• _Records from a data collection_
###
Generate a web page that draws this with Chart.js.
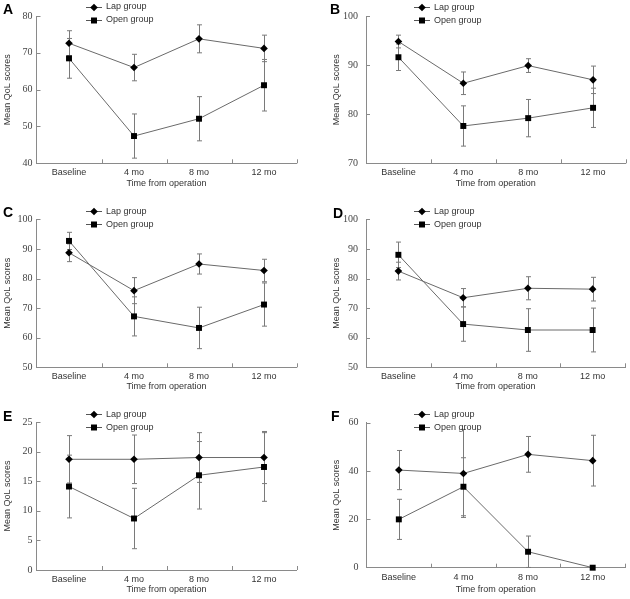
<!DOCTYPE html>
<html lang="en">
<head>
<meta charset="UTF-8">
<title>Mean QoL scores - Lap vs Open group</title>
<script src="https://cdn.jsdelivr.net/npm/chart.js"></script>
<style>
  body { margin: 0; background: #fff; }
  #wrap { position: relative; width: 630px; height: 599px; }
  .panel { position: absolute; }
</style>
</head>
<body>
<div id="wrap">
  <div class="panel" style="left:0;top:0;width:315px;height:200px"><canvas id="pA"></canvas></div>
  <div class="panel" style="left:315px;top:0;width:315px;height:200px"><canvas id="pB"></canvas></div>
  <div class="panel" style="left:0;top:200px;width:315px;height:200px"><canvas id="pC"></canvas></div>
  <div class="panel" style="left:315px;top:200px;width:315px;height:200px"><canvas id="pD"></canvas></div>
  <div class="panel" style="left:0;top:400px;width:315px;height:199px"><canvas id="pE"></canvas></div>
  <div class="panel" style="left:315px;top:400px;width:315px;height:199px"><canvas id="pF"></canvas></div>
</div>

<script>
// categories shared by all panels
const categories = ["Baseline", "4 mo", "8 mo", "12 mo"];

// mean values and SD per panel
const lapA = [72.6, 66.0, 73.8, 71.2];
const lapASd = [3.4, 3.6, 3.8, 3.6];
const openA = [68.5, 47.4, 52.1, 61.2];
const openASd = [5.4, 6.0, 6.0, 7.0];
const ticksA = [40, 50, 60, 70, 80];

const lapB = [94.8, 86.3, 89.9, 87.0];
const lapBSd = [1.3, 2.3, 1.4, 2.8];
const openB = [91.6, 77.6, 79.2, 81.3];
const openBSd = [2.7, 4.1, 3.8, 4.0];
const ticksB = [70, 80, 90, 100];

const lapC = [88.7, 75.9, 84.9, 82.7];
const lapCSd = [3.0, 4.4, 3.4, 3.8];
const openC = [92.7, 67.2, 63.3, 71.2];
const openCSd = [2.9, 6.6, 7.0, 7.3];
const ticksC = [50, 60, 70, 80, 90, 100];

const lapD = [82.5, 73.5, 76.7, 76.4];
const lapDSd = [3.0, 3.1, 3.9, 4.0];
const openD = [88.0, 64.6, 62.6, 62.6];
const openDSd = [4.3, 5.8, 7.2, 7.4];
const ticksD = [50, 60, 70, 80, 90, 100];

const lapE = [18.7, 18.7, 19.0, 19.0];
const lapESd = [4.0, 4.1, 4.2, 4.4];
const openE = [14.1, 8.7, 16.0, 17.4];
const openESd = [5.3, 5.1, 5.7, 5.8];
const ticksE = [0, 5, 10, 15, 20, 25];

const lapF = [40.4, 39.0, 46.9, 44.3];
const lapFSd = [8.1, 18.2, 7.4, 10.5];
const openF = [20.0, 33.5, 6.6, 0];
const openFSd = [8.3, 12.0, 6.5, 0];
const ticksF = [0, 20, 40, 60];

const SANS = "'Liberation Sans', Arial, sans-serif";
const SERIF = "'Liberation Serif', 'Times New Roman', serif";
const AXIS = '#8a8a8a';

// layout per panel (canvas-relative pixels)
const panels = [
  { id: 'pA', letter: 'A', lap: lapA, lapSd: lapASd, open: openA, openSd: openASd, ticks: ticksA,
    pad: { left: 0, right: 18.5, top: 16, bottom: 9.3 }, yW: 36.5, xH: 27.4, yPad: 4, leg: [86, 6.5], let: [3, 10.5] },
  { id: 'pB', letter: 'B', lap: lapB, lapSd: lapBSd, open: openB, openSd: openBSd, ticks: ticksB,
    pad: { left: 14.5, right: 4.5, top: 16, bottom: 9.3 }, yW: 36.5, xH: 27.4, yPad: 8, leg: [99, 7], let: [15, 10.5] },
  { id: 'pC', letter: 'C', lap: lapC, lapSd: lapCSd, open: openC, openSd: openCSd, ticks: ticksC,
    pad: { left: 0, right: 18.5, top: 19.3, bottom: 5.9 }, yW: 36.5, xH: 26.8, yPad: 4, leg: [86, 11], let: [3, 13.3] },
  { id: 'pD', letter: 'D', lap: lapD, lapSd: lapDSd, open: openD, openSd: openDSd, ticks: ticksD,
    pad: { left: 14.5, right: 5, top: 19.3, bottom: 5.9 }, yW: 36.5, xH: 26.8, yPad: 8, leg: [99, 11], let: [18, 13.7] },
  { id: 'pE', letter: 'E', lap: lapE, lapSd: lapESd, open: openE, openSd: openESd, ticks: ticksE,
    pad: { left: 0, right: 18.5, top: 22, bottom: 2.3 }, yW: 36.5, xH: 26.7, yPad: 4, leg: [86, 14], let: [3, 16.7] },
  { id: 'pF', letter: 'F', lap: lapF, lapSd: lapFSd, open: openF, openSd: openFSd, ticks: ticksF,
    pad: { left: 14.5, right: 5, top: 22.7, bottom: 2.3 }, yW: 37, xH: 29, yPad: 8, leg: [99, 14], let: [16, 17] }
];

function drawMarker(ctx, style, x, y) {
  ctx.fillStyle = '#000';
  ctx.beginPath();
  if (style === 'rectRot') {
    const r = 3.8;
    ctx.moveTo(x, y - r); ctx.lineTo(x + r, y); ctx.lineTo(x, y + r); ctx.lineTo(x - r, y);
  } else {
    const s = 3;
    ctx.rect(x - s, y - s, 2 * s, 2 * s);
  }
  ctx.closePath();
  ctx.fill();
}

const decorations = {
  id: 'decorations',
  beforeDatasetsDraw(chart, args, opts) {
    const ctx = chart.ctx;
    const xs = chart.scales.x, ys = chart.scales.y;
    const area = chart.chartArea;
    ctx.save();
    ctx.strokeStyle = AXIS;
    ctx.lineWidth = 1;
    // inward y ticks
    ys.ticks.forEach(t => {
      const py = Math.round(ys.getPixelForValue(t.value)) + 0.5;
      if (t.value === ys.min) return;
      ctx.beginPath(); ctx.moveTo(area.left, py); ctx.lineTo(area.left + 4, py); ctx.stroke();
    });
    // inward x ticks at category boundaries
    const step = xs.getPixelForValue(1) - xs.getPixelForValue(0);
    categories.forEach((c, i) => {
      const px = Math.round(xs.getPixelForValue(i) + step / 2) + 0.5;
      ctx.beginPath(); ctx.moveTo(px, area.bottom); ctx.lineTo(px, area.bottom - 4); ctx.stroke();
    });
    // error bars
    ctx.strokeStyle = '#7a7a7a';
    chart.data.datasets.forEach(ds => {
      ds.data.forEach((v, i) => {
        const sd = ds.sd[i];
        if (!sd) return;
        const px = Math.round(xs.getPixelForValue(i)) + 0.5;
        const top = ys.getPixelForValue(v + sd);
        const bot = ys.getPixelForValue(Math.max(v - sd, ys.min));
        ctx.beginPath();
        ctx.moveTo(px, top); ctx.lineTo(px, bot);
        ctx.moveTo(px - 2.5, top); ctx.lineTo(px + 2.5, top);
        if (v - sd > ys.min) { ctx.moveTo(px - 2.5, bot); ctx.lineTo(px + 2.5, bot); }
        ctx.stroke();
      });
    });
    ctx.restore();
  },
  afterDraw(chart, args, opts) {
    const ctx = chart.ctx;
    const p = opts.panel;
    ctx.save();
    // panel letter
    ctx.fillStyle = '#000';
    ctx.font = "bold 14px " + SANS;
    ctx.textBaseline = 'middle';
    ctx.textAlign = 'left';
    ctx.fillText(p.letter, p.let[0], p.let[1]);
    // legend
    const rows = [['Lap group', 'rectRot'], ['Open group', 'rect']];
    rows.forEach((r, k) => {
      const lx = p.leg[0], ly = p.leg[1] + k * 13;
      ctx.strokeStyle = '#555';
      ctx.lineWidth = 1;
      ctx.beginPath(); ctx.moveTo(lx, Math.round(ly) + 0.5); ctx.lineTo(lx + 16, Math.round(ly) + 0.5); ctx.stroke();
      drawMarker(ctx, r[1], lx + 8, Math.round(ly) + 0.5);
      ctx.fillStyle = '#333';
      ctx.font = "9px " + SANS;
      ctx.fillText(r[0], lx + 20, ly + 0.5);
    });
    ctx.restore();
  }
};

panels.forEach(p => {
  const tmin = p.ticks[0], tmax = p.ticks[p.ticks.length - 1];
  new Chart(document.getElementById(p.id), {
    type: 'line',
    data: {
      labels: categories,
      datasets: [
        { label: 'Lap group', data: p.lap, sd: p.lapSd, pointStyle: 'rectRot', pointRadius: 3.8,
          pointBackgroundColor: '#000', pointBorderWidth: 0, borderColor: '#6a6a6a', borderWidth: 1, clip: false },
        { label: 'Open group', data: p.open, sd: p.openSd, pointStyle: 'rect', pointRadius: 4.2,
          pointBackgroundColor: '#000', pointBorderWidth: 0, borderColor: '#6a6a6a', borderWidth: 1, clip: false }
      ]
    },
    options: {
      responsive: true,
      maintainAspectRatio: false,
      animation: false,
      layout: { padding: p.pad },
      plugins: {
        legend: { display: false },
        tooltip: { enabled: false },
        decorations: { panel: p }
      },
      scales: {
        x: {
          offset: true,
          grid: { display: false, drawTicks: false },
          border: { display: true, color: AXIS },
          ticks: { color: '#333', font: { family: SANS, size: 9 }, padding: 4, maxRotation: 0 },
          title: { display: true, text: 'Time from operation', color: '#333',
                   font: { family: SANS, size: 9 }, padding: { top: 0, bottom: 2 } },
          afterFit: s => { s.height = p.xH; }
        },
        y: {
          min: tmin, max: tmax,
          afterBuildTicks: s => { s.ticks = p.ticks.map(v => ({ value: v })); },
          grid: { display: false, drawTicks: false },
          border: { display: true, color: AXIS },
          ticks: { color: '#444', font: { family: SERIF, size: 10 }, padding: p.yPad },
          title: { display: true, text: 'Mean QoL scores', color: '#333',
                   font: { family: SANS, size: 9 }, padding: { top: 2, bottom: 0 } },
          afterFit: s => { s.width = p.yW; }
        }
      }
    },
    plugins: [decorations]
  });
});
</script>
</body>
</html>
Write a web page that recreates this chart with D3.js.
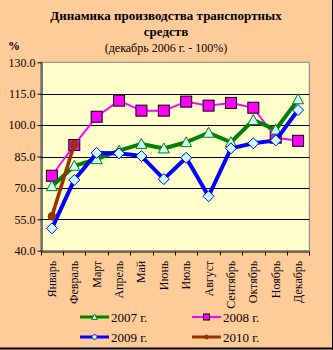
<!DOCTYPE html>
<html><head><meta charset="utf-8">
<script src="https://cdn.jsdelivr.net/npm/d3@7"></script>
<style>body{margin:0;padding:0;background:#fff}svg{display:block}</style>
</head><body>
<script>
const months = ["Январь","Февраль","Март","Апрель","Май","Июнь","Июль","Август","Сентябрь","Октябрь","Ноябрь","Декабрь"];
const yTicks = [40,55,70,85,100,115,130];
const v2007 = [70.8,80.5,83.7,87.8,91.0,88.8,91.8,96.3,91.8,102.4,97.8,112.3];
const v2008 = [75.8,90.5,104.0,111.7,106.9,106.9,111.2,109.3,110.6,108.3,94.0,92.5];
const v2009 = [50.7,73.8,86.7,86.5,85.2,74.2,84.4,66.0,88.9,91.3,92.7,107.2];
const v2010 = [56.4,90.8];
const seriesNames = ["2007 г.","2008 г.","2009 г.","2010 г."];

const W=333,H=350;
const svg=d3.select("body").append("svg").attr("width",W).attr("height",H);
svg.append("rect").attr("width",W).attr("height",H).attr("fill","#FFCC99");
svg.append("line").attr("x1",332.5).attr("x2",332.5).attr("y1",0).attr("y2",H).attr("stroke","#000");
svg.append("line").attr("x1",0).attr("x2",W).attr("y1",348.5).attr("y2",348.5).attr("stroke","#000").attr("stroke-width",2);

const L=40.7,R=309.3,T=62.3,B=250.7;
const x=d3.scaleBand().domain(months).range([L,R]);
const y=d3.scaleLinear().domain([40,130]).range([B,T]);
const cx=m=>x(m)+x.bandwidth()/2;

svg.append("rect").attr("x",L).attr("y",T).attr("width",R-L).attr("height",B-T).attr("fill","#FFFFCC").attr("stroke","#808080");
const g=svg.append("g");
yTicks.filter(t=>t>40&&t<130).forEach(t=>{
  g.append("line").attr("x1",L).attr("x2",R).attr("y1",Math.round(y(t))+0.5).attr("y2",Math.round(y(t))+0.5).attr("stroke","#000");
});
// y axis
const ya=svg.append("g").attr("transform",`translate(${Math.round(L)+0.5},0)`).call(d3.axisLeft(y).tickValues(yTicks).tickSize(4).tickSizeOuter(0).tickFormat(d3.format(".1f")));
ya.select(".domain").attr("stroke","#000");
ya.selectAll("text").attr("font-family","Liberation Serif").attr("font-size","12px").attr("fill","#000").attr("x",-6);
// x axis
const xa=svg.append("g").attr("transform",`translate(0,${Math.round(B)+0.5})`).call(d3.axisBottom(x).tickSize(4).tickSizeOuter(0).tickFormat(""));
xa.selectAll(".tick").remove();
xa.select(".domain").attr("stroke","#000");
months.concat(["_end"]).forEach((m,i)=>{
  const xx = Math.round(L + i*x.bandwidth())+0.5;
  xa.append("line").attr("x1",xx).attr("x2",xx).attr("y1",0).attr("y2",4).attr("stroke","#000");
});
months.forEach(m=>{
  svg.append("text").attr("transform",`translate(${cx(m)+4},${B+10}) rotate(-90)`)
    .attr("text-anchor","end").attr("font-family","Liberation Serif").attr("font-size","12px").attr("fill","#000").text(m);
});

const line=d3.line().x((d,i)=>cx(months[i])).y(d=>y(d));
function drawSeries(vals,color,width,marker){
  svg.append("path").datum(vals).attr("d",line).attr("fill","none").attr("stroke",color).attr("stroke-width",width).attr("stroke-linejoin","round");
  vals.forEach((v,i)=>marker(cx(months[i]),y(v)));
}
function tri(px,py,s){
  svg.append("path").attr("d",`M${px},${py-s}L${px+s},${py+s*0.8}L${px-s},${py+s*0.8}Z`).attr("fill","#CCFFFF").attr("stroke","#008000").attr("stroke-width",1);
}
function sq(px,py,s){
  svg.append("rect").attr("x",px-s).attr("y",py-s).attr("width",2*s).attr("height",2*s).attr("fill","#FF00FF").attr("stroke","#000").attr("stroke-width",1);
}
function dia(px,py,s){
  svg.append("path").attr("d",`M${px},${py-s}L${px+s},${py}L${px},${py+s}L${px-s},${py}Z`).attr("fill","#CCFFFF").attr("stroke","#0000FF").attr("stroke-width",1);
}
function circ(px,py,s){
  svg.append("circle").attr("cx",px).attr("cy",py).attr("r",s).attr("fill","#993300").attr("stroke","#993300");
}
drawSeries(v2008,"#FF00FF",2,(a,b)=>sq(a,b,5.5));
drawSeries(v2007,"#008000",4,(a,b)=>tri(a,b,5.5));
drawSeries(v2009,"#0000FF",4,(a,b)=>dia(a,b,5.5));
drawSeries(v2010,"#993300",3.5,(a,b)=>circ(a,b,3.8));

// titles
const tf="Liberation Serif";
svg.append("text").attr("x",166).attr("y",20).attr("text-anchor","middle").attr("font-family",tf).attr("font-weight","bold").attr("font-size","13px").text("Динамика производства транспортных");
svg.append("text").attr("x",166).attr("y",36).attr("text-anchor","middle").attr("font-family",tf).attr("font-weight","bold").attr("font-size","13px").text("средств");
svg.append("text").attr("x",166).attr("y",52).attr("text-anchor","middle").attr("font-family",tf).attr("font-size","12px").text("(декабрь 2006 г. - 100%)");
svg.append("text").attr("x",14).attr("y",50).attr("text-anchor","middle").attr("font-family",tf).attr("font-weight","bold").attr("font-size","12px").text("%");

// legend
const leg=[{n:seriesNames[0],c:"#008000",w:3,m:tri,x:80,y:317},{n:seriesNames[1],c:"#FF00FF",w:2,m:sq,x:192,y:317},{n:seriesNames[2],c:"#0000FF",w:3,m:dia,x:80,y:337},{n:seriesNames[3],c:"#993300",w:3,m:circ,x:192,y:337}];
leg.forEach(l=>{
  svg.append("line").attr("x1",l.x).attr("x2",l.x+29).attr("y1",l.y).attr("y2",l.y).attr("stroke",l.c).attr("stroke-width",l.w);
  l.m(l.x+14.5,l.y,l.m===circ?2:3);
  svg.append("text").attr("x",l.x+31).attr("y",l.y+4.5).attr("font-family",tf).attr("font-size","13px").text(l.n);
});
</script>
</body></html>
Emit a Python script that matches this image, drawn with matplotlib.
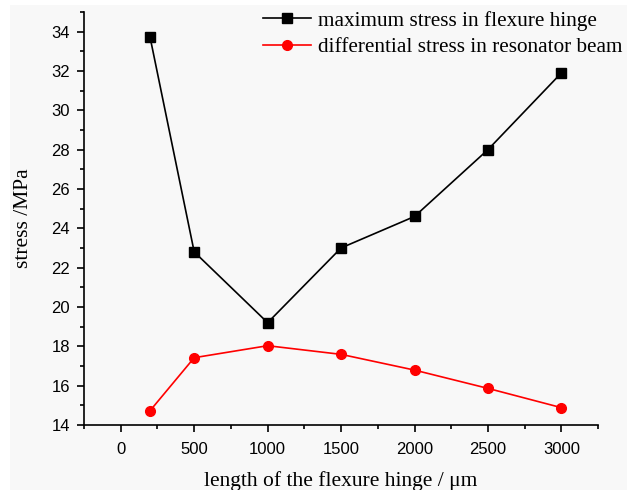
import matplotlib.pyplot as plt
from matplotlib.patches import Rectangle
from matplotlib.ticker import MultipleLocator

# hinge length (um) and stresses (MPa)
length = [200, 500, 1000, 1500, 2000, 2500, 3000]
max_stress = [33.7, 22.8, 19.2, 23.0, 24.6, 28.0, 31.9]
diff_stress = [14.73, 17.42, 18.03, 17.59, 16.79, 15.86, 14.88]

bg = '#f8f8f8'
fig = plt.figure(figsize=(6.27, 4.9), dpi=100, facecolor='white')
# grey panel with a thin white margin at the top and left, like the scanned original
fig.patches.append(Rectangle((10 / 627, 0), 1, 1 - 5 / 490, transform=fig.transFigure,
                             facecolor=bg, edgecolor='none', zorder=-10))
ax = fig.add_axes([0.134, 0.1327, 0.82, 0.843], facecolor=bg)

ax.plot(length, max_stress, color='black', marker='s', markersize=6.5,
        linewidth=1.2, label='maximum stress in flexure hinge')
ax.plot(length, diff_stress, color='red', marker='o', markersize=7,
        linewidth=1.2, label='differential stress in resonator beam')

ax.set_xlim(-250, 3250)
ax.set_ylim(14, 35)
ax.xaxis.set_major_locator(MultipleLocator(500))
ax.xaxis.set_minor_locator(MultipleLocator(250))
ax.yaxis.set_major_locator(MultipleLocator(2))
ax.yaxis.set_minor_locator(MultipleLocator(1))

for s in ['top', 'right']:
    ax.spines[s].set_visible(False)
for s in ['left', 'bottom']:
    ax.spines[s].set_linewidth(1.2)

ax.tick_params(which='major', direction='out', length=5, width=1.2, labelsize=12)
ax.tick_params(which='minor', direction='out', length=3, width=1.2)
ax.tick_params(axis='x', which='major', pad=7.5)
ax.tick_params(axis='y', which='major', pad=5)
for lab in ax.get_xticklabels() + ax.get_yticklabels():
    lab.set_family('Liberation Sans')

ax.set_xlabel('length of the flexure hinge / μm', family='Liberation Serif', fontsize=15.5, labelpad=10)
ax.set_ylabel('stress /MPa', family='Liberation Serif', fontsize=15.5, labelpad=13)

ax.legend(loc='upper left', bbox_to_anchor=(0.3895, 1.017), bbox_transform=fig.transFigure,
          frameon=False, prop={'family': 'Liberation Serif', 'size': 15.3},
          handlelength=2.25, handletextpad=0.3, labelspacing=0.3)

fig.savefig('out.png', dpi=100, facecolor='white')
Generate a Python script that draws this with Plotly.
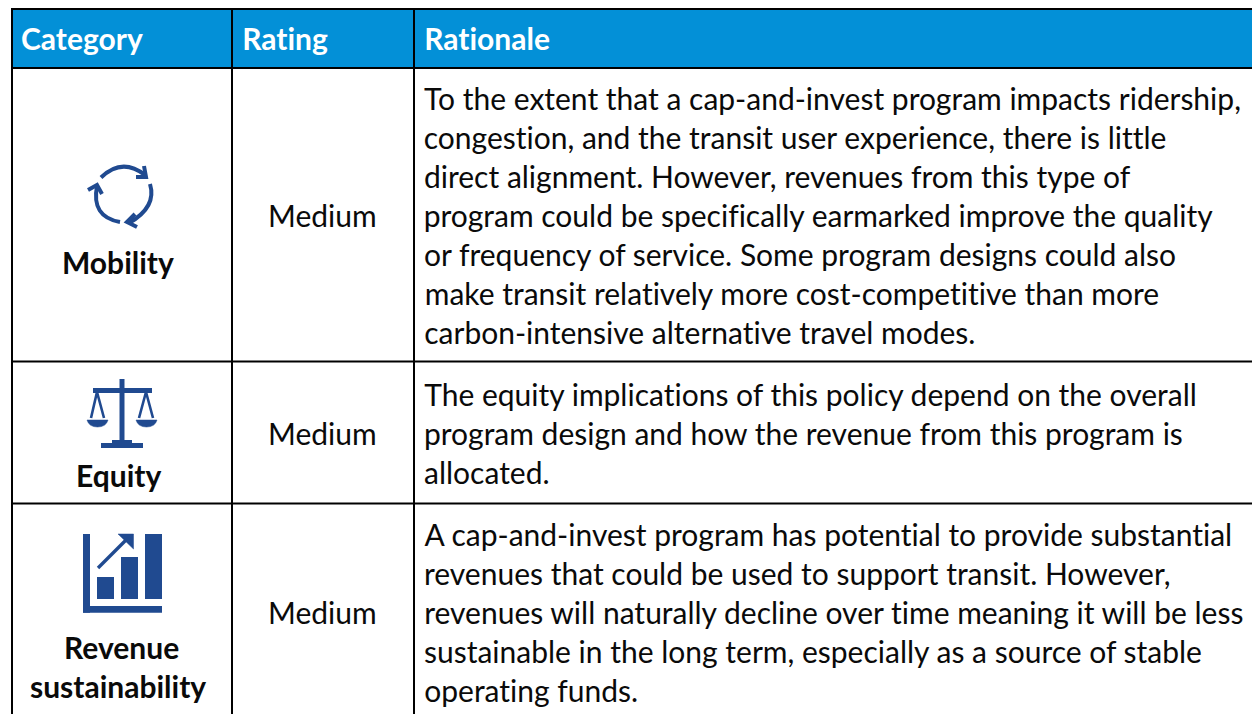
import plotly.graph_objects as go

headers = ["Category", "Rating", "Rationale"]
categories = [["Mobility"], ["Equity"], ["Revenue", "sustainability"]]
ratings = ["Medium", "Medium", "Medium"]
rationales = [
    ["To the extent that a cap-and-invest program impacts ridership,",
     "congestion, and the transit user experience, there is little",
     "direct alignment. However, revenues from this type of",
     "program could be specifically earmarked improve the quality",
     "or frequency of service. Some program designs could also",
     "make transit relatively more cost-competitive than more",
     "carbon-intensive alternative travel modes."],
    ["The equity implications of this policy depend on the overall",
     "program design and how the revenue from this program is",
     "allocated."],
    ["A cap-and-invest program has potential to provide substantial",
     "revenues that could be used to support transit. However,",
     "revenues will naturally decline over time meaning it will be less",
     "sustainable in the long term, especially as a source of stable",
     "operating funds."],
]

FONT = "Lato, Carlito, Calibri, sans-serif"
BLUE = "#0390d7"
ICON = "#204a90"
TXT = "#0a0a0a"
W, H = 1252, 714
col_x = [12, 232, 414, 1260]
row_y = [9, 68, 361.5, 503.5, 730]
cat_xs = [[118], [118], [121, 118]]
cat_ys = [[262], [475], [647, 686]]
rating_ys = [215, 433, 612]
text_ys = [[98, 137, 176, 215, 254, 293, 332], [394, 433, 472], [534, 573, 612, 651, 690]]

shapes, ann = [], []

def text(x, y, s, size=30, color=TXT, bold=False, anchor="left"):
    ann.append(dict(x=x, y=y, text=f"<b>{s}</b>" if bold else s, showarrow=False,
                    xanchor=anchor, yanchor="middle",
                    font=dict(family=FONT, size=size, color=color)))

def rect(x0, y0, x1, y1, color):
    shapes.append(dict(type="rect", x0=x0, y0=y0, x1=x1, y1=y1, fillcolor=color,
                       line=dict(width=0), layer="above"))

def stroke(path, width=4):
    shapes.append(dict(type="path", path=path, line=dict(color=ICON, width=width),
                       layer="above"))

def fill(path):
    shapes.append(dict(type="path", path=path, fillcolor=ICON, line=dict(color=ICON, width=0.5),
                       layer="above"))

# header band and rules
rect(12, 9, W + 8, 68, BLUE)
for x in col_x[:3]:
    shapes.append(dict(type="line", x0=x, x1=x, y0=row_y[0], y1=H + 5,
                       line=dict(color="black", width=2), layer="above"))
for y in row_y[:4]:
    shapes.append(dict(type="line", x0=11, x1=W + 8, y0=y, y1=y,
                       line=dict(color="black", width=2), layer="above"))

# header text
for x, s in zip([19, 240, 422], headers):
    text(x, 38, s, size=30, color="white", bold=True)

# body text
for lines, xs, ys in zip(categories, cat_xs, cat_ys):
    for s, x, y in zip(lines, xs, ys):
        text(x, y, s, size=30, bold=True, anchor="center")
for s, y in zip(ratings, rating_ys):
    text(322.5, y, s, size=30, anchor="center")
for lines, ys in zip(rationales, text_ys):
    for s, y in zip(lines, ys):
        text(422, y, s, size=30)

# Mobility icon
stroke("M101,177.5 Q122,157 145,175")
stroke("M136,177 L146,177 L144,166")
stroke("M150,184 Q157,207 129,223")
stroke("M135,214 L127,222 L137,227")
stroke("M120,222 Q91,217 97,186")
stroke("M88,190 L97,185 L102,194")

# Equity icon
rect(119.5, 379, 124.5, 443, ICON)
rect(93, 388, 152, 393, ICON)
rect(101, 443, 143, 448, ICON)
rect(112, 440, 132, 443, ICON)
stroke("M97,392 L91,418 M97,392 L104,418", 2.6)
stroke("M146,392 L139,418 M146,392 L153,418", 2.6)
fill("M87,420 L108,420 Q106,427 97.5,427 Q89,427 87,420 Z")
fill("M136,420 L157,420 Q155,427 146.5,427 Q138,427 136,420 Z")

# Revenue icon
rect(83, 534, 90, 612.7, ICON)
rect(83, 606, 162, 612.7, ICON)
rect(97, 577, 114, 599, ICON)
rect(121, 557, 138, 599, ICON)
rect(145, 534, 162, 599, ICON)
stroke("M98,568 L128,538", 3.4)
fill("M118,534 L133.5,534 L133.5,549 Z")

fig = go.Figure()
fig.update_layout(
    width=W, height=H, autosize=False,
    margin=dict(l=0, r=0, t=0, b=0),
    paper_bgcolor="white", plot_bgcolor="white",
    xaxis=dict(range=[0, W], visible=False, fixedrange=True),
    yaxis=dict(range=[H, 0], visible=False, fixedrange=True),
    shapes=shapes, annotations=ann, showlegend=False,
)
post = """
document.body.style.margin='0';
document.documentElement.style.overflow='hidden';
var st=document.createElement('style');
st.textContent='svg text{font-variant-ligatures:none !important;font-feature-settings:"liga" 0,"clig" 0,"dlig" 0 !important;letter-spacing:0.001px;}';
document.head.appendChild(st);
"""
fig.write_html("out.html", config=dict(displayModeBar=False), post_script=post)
###
• _Job_
Everything above from the line with "Emit a Python" through the line with "lab.set_family('Liberation Sans')" should be retyped exactly, and nothing else; omit pictures.

• _Result of the exercise_
Emit a Python script that matches this image, drawn with matplotlib.
import matplotlib.pyplot as plt
from matplotlib.patches import Rectangle
from matplotlib.ticker import MultipleLocator

# hinge length (um) and stresses (MPa)
length = [200, 500, 1000, 1500, 2000, 2500, 3000]
max_stress = [33.7, 22.8, 19.2, 23.0, 24.6, 28.0, 31.9]
diff_stress = [14.73, 17.42, 18.03, 17.59, 16.79, 15.86, 14.88]

bg = '#f8f8f8'
fig = plt.figure(figsize=(6.27, 4.9), dpi=100, facecolor='white')
# grey panel with a thin white margin at the top and left, like the scanned original
fig.patches.append(Rectangle((10 / 627, 0), 1, 1 - 5 / 490, transform=fig.transFigure,
                             facecolor=bg, edgecolor='none', zorder=-10))
ax = fig.add_axes([0.134, 0.1327, 0.82, 0.843], facecolor=bg)

ax.plot(length, max_stress, color='black', marker='s', markersize=6.5,
        linewidth=1.2, label='maximum stress in flexure hinge')
ax.plot(length, diff_stress, color='red', marker='o', markersize=7,
        linewidth=1.2, label='differential stress in resonator beam')

ax.set_xlim(-250, 3250)
ax.set_ylim(14, 35)
ax.xaxis.set_major_locator(MultipleLocator(500))
ax.xaxis.set_minor_locator(MultipleLocator(250))
ax.yaxis.set_major_locator(MultipleLocator(2))
ax.yaxis.set_minor_locator(MultipleLocator(1))

for s in ['top', 'right']:
    ax.spines[s].set_visible(False)
for s in ['left', 'bottom']:
    ax.spines[s].set_linewidth(1.2)

ax.tick_params(which='major', direction='out', length=5, width=1.2, labelsize=12)
ax.tick_params(which='minor', direction='out', length=3, width=1.2)
ax.tick_params(axis='x', which='major', pad=7.5)
ax.tick_params(axis='y', which='major', pad=5)
for lab in ax.get_xticklabels() + ax.get_yticklabels():
    lab.set_family('Liberation Sans')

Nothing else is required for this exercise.